La découverte d'un dépôt d'armes et d'objets gaulois exceptionnels.
Le sanctuaire protohistorique se présente dès l'origine sous la forme d'un enclos cernant une plate-forme de 24 m de côté. Dans l'angle nord-est de la plate-forme sacrée, à proximité de l'angle du fossé d'enclos, une fosse peu profonde était remplie de près de 500 fragments d'objets métalliques de fer et de bronze constituant, à n'en pas douter, un dépôt cultuel d'armes et d'objets dont certains revêtent un caractère exceptionnel, voire unique dans le monde celtique. Les objets étaient imbriqués les uns dans les autres et visiblement "rangés".
Parmi les objets mis au jour au sein de ce dépôt, on a pu identifier un certain nombre d'armes de fer souvent incomplètes, dont des épées, des fourreaux, des fers de lances et un umbo de bouclier. Bien que les épées et les fourreaux soient très fragmentés, certains ont visiblement été brisés en deux et les morceaux disposés en faisceau le long des parois de la structure. Quelques fourreaux ont été davantage tordus ou enroulés.
Au total, dix casques ont été mis au jour, dont neuf en bronze et un en fer. L'un des casques avait la particularité d'être surmonté de trois grands anneaux de bronze disposés en triangle. Un autre, très bien conservé, avait la forme unique d'un cygne. Enfin, le casque en fer conservait son cimier en bronze décoré et était couvert sur son pourtour de plaques de bronze ornées selon le style plastique.
Un chaudron muni de deux anneaux de suspension a été découvert dans un angle de la structure. Une tête de cheval, en tôles de bronze repoussées, a été découverte ainsi que celle d'un autre animal non identifié. Accompagnant ces têtes, plusieurs tôles de bronze assemblées ou non, prenaient la forme de portions de corps ou de pattes d'animaux. On ajoutera à l'ensemble de ces objets, des mors à chevaux, des disques en bronze (phalères ?) et de nombreux autres qui n'ont pas encore trouvé d'interprétation satisfaisante.
Enfin, les éléments, les plus extraordinaires de par leur rareté, gisaient sur le fond de la structure. Il s'agit de sept carnyx, ces trompettes de guerre celtiques que l'on connaît principalement par des représentations (en particulier sur le célèbre chaudron de Gundestrup) et par quelques découvertes. En effet, jusqu'alors, seuls deux pavillons de ce type d'instrument avaient été mis au jour dans le monde celtique, l'un en Ecosse, à Deskford, et l'autre sur le sanctuaire de Mandeure, dans le Doubs.

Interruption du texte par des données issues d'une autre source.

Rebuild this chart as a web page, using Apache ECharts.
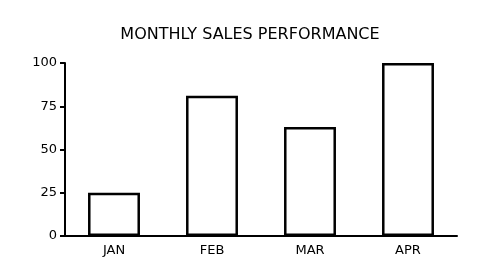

Ces trompettes, tenues verticalement, ont la caractéristique de mesurer près de deux mètres de long, d'être constituées de plusieurs tubes droits emboîtés et de se terminer, en partie supérieure, par un pavillon à angle droit en forme de gueule d'animal, par la bouche duquel s'échappait le son. Les diverses représentations connues montrent quasiment toutes des hures de sangliers. Et en effet, quatre des sept trompettes se terminaient par des gueules de sangliers stylisées constituées de tôles de bronze assemblées et deux autres par des hures très réalistes, en bronze coulé, avec la gueule grande ouverte. Une tête de serpent agrémentait la dernière dont la fabrication semblait très différente.
Les têtes de sangliers étaient munies d'oreilles démesurées en tôles de bronze qui devaient avoir un rôle acoustique. De telles oreilles avaient également été découvertes sur le site de La Tène ou à Mandeure mais n'avaient pas alors été interprétées comme telles. Tous ces instruments ont été déposés après avoir été désassemblés, brisés, voire sciés, en plusieurs grands morceaux.
Le caractère guerrier de la plupart des objets découverts ne peut être remis en question. On peut imaginer que ces éléments ont seulement été exposés sur le sanctuaire ou utilisés au cours de cérémonies guerrières et qu'ils ont été enfouis en guise d'offrandes aux divinités, ou alors dans une période où le culte était menacé. En effet, certains casques paraissent plus adaptés à l'apparat ou au culte qu'au combat proprement dit.
Le dépôt de Tintignac, unique en son genre, constitue la seule découverte récente de carnyx dans un contexte cultuel désormais bien appréhendé. Il devrait captiver nombre de spécialistes, français et étrangers, de la civilisation celtique et va largement contribuer à la connaissance de certains aspects de cette période à l’échelle européenne. Son caractère exceptionnel renforce encore l’intérêt de ce site qui deviendra, rappelons-le, à l’époque gallo-romaine, un vaste ensemble monumental, le plus important du Limousin.